# Greetings brothers from middle georgia



## jets1230 (Oct 27, 2014)

Just became a MM mason and gone thru it all and it has changed my outlook on life till its fullest! Only wished I went thru earlier in life.
Being a Freemason does make you a better man and my journey begins as a man of better statue to my other brothers.
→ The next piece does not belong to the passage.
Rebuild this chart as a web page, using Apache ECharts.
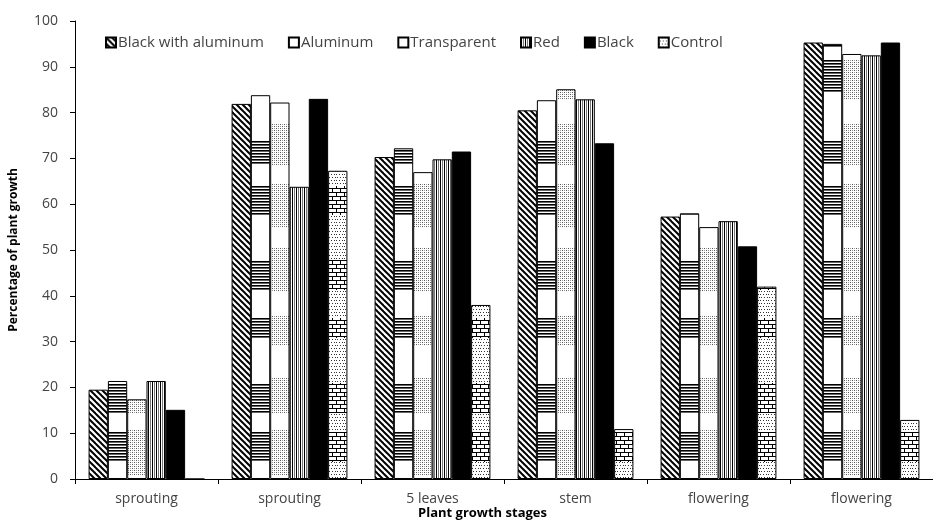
<!DOCTYPE html>
<html>
<head>
<meta charset="utf-8">
<script src="https://cdn.jsdelivr.net/npm/echarts@6/dist/echarts.min.js"></script>
<style>
  html, body { margin: 0; padding: 0; background: #fff; }
  #chart { width: 933px; height: 523px; }
</style>
</head>
<body>
<div id="chart"></div>
<script>
// Plant growth stages and the percentage of growth under each mulch cover
const categories = ['sprouting', 'sprouting', '5 leaves', 'stem', 'flowering', 'flowering'];
const seriesNames = ['Black with aluminum', 'Aluminum', 'Transparent', 'Red', 'Black', 'Control'];
const blackWithAluminum = [19.5, 81.9, 70.3, 80.5, 57.3, 95.3];
const aluminum = [21.4, 83.8, 72.2, 82.7, 58.0, 95.0];
const transparent = [17.4, 82.2, 67.0, 85.1, 55.0, 92.8];
const red = [21.4, 63.8, 69.8, 82.9, 56.3, 92.5];
const black = [15.1, 83.0, 71.5, 73.3, 50.8, 95.3];
const control = [0, 67.3, 38.0, 10.9, 42.0, 12.9];
const yTicks = [0, 10, 20, 30, 40, 50, 60, 70, 80, 90, 100];

const H = 523;
// horizontal bands where the striped fills are dense
const stripeBands = [[28, 46], [60, 93], [140, 163], [186, 215], [260, 290], [318, 338], [383, 413], [432, 462]];
const dotBands = [[28, 46], [60, 100], [123, 165], [183, 228], [248, 292], [315, 345], [378, 413], [430, 476]];

function tile(w, h, draw) {
  const c = document.createElement('canvas');
  c.width = w; c.height = h;
  const ctx = c.getContext('2d');
  ctx.fillStyle = '#fff';
  ctx.fillRect(0, 0, w, h);
  draw(ctx);
  return { image: c, repeat: 'repeat' };
}
function inBands(y, bands) {
  return bands.some(b => y >= b[0] && y < b[1]);
}

// diagonal hatch
const hatchFill = tile(6, 6, ctx => {
  ctx.strokeStyle = '#000';
  ctx.lineWidth = 2;
  for (let k = -1; k <= 1; k++) {
    ctx.beginPath();
    ctx.moveTo(k * 6 - 1, -1);
    ctx.lineTo(k * 6 + 7, 7);
    ctx.stroke();
  }
});
// horizontal stripes in bands
const stripeFill = tile(4, H, ctx => {
  ctx.fillStyle = '#000';
  for (let y = 0; y < H; y += 3) {
    if (inBands(y, stripeBands)) ctx.fillRect(0, y, 4, 1.6);
  }
});
// dotted fill in bands
const dotFill = tile(4, H, ctx => {
  for (let y = 0; y < H; y += 2) {
    if (!inBands(y, dotBands)) continue;
    for (let x = 0; x < 4; x += 2) {
      ctx.fillStyle = ((x + y) % 4 === 0) ? '#555' : '#999';
      ctx.fillRect(x, y, 1, 1);
    }
  }
});
// vertical stripes
const vstripeFill = tile(4, 1, ctx => {
  ctx.fillStyle = '#000';
  ctx.fillRect(0, 0, 1, 1);
  ctx.fillStyle = '#777';
  ctx.fillRect(2, 0, 1, 1);
});
// brick pattern in bands, dots elsewhere
const brickFill = tile(8, H, ctx => {
  for (let y = 0; y < H; y++) {
    if (inBands(y, stripeBands)) {
      const r = y % 4;
      ctx.fillStyle = '#000';
      if (r === 0) ctx.fillRect(0, y, 8, 1);
      else {
        const odd = Math.floor(y / 4) % 2;
        ctx.fillRect(odd ? 4 : 0, y, 1, 1);
      }
    } else if (y % 3 === 0) {
      ctx.fillStyle = '#333';
      const off = (y / 3) % 2 ? 1 : 0;
      for (let x = off; x < 8; x += 3) ctx.fillRect(x, y, 1, 1);
    }
  }
});

const fills = [hatchFill, stripeFill, dotFill, vstripeFill, '#000', brickFill];
const values = [blackWithAluminum, aluminum, transparent, red, black, control];

const chart = echarts.init(document.getElementById('chart'), null, { renderer: 'canvas' });
const labelFont = "'Open Sans', 'DejaVu Sans', sans-serif";

chart.setOption({
  animation: false,
  backgroundColor: '#fff',
  legend: {
    top: 30,
    left: 100,
    itemWidth: 10,
    itemHeight: 10,
    itemGap: 24,
    icon: 'rect',
    textStyle: { fontFamily: labelFont, fontSize: 15, color: '#444', padding: [0, 0, 0, -3] },
    data: seriesNames
  },
  grid: { left: 75, right: -6, top: 21, bottom: 44 },
  xAxis: {
    type: 'category',
    data: categories,
    axisLine: { lineStyle: { color: '#000', width: 1 } },
    axisTick: { show: true, length: 5, lineStyle: { color: '#000' } },
    axisLabel: { margin: 13, fontFamily: labelFont, fontSize: 14, color: '#444' }
  },
  yAxis: {
    type: 'value',
    min: 0,
    max: 100,
    interval: 10,
    axisLine: { show: true, lineStyle: { color: '#000', width: 1 } },
    axisTick: { show: true, length: 5, lineStyle: { color: '#000' } },
    axisLabel: {
      margin: 17, fontFamily: labelFont, fontSize: 14, color: '#444',
      formatter: v => (yTicks.indexOf(v) >= 0 ? String(v) : '')
    },
    splitLine: { show: false },
    name: 'Percentage of plant growth',
    nameLocation: 'middle',
    nameGap: 55,
    nameTextStyle: { fontFamily: labelFont, fontSize: 12, fontWeight: 'bold', color: '#000' }
  },
  graphic: [{
    type: 'text',
    left: 418,
    top: 507,
    style: { text: 'Plant growth stages', fontFamily: labelFont, fontSize: 13, fontWeight: 'bold', fill: '#000' }
  }],
  series: seriesNames.map((name, i) => ({
    name,
    type: 'bar',
    data: values[i],
    barGap: '0%',
    barCategoryGap: '19%',
    itemStyle: { color: fills[i], borderColor: '#000', borderWidth: 1 }
  }))
});
</script>
</body>
</html>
Thanks


----------



## mrpierce17 (Oct 27, 2014)

Greetings where do you hail from brother ?


----------



## dfreybur (Oct 27, 2014)

WElocme again, and again, to the family thrice adopted brother.


----------



## jets1230 (Oct 28, 2014)

Macon georgia Rutland # 298


----------



## gregorygertenbach (Oct 28, 2014)

Welcome Brother 

Sent from my Q10 using My Freemasonry HD mobile app


----------



## KSigMason (Oct 28, 2014)

Greetings and welcome...and congratulations!


----------



## Bro. Stewart P.M. (Oct 29, 2014)

Welcome to our great Fraternity & the online community here!


----------



## goomba (Oct 29, 2014)

Welcome to the site brother!!


----------



## Warrior1256 (Oct 30, 2014)

Welcome to the forum brother.


----------



## PeterJPsy (Nov 5, 2014)

Greetings! I am an EA, practicing for my FC that will be on Dec 2. I am a member of the Riverhead, NY Lodge #645. Hello to all! Sorry about replying here, couldn't start my own post with my iphone.


----------



## Warrior1256 (Nov 6, 2014)

PeterJPsy said:


> Greetings! I am an EA, practicing for my FC that will be on Dec 2. I am a member of the Riverhead, NY Lodge #645. Hello to all! Sorry about replying here, couldn't start my own post with my iphone.


Welcome brother.


----------



## MaineMason (Nov 6, 2014)

Welcome to the fraternity.


----------